Arnie disposes of a zombie within the first ten minutes then another two before the half hour mark. But this isn't the frantic pace of many of the contemporary outbreak flicks, it's pace is the opposite. Here Arnold Schwarzenegger doesn't play Arnold the action hero, he plays a 6 foot odd dad whose daughter has weeks to live and with his neighbours expiring around him the locals want his daughter quarantined. To Schwarzenegger credit it's a refreshing change of pace and even though he's done the dishevelled look before, here he gives one of his most deep performances. 

The Midwest looks ominous thanks to cinematography from Lukas Ettlin.

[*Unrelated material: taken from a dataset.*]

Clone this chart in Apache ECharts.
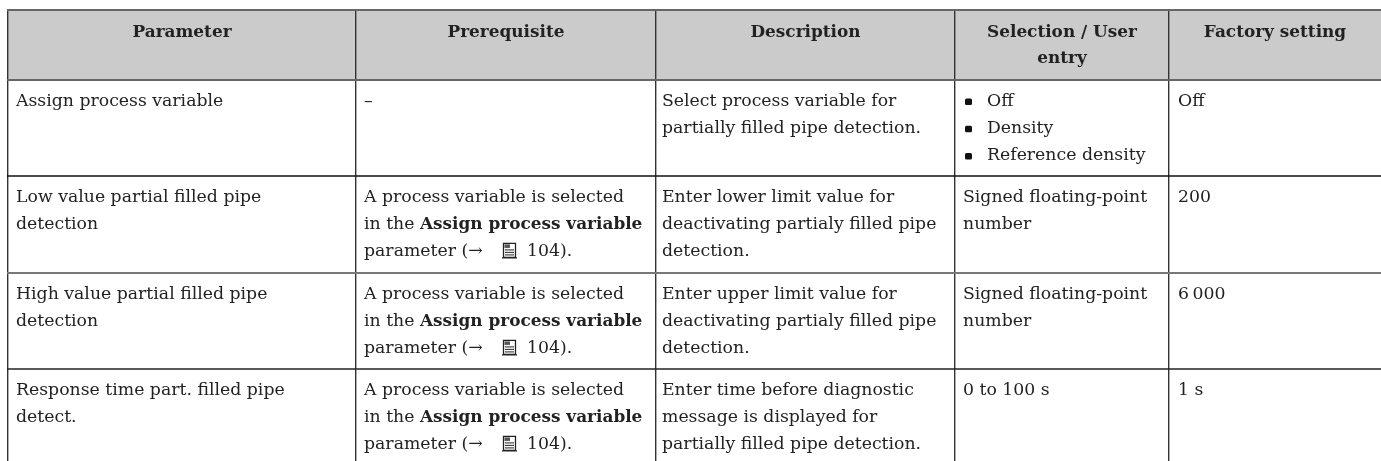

It's a slow pace character driven piece wonderfully filmed by director Henry Hobson with a muted pallet accompanied by an effective eerie score from David Wingo . As the decay takes hold there's some effective Icky makeup effects including, cloudy eyes, sores, a severed finger and garbage sink disposal scene. 

While John Scott III screenplay doesn't offer the sub genre any great shakes it's well written and subtle. Grim, touching in places with some creepy dream like images, notably a little dead girl that will give chills, don't expect Romero or WWZ for a big budget film it captures an elegant indiefilm feel reminiscent of The Battery or Autumn. With a subtext of death, terminal illness, suicide and euthanasia, from the simple things to a kiss on a forehead to flowers in a garden, it's like watching a film about the Titanic with the inevitable lurking in the shadows.

Worth viewing if a change of momentum floats your boat.